How much due diligence is enough?
“They can’t touch me. I do my homework”
-John Boyd
How much investment due diligence is enough? How much is too much?
The amount of research an investor should do before making an investment depends on three factors: 1) Size of Position 2) Illiquidity of position, and 3) Contrary nature of position.
The Kelly Criterion is a good heuristic, although in real life we never know exact probabilities. Most investments will succeed or fail on one or two factors. The key is to identify those and understand them better then the person selling to us. Anything beyond that is just for fun. Indeed a lot of investors really like to dig. But the 80/20 rule applies. Think jiujitsu not powerlifting.
Position Size
Position sizing is part math and part psychology. The bigger a position, the more a person has to check and double check. This isn’t just a number in a spreadsheet. Conduct a premortem. What is the maximum pain you can take? The only way to survive a large position going against you is to have the confidence in your research.
Its critical not to get causation wrong here. If “concentration” is part of one’s identity as an investor, there is a major risk confirmation bias will takeover and more research will just make them more sure of a false idea. Remember smarter people are actually at greater risk of confirmation bias.
If the facts lineup, it might make sense to “go for the jugular”.
Illiquidity
For most individual investors, illiquidity is a secondary concern. Nonetheless an investor must consider it. An investor can easily sell a widely traded stock or ETF. But for illiquid positions, an investor needs to learn that information ahead of time.
Decisions that are easy to reverse can be made quickly. Decisions that are difficult or impossible to reverse require more analysis up front.
Contrarian nature
Markets are usually right. The more out of consensus a view is, the more data and analysis an investor must have to back it up. “Who is on the other side?” is probably the most important question in investing. I’m only comfortable if I understand the contrary position better than people who hold it.
Active investing requires active thinking.
With investment research an hour of active critical thinking is worth more than a week of passive reading
Techniques of due diligence depend on what’s available, and also on an individual personality. Some people are good at plowing through footnotes or analyzing sentiment data, others are highly skilled at interviewing industry experts. Since computers read 10-Ks the minute they come out, its essential to get creative with due diligence, but this does not mean digging for the sake of digging.
Example:
I was researching, a venture capital focused business development company (BDC) liquidation. Its investments holdings consisted of preferred stock in 11 venture stage companies, with most of the value concentrated in the top five holdings.
Although there was limited publicly available information on the financial condition or valuation of each individual holding, the filings disclosed the aggregate range and average of the metrics and assumptions used by the company in the valuation process to arrive at fair value of Level 3 Assets on the financial statements. My interest was piqued when I noticed that other public BDCs that owned some of the same asset were marking them at much higher prices. Nonetheless, I needed to verify the viability, and growth potential of the main underlying businesses.

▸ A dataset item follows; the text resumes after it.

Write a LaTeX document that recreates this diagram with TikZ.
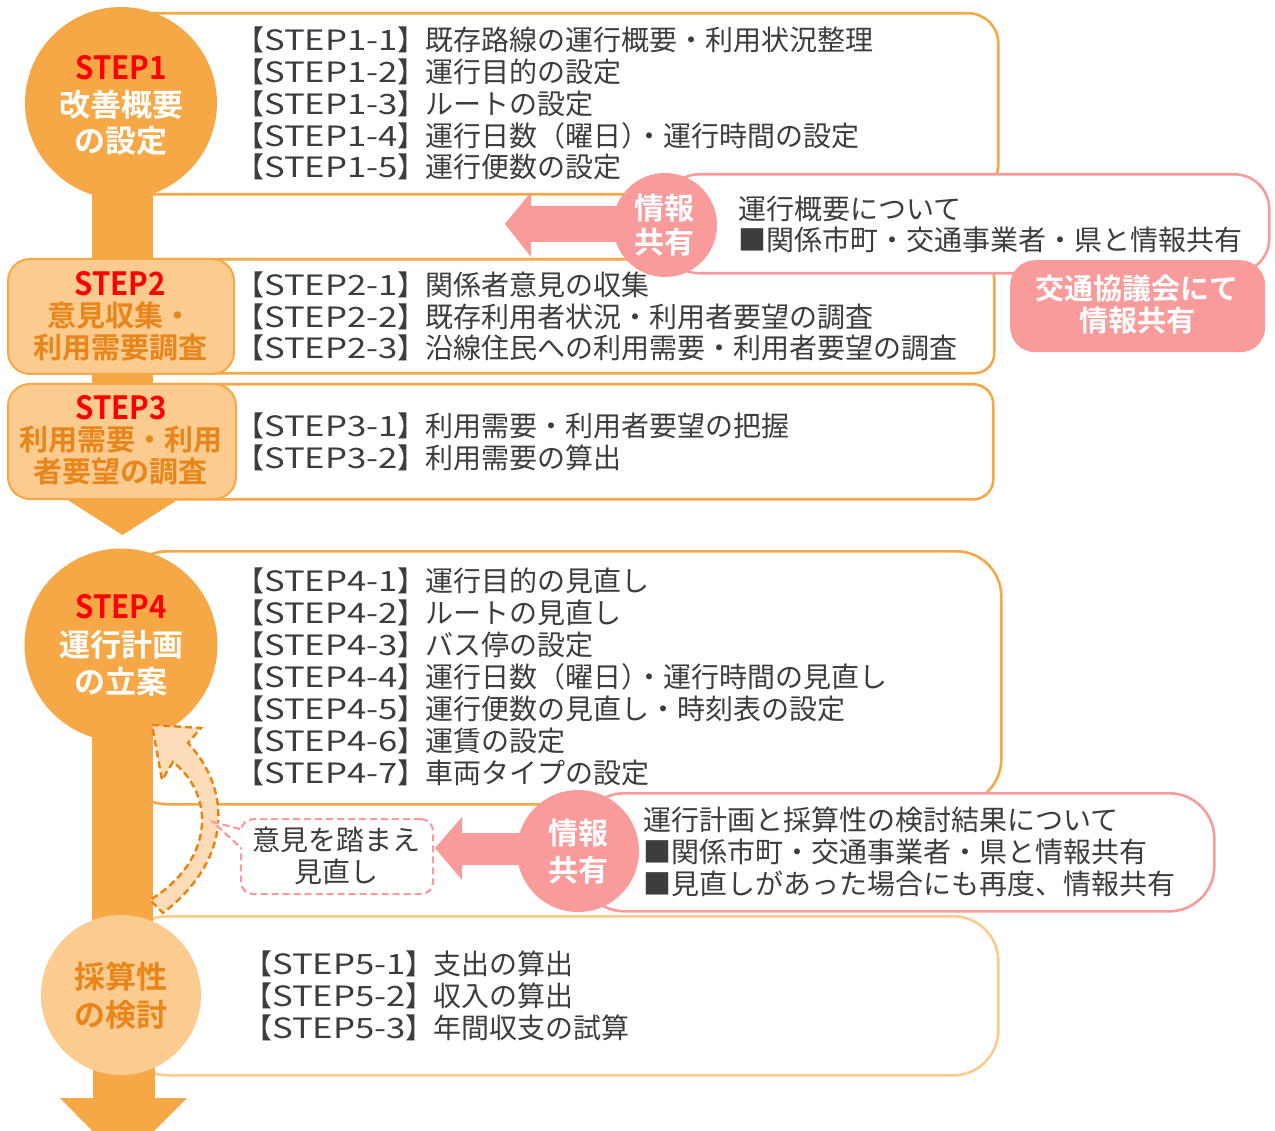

I approached this issue from multiple angles:
One of the company’s largest assets was preferred stock in a company that operated a dating site. With permission from my wife, I set up a fake profile to see how the interface of the website and app worked, and to verify that there were indeed a large number real people using it in my area, and a few other cities I checked. This helped me corroborate information from user reviews I had read.
The company owned stock in a highly specialized medical testing startup. I reviewed the background of top employees on LinkedIn, university websites, and various scientific journals. Additionally I discussed the business idea with friends in academia. They verified that the idea had a reasonable chance of working, and would require an advanced degree to replicate.
Accounting rules gave management ample discretion on how to report the holdings on the balance sheet. I carefully reviewed everything they had disclosed about their valuation process, and tracked changes in language between different filings over time.
I also contacted the management of the BDC, and was able to reach the people in charge of the valuation process on the whole portfolio. They helped me understand the facts they were using to justify the valuations supplementing my careful reading of the public disclosure. The conversation verified that the BDC was indeed serious about liquidating its portfolio. Further they candidly reminded me how valuing the portfolio conservatively made the tax consequences of converting to a liquidating trust more favorable for investors(the management group was also a large shareholder).
I did a lot of unconventional work, but didn’t mindlessly dig for more info. It wasn’t a huge position but since its going to be locked up in a non transferable liquidiating trust, and it was an idea most people thought too ugly, a bit of extra work was justified.
The company already paid back most of my initial investment after selling one investment and the portfolio still has a lot of value. The true test will be in the final IRR when its all said and done.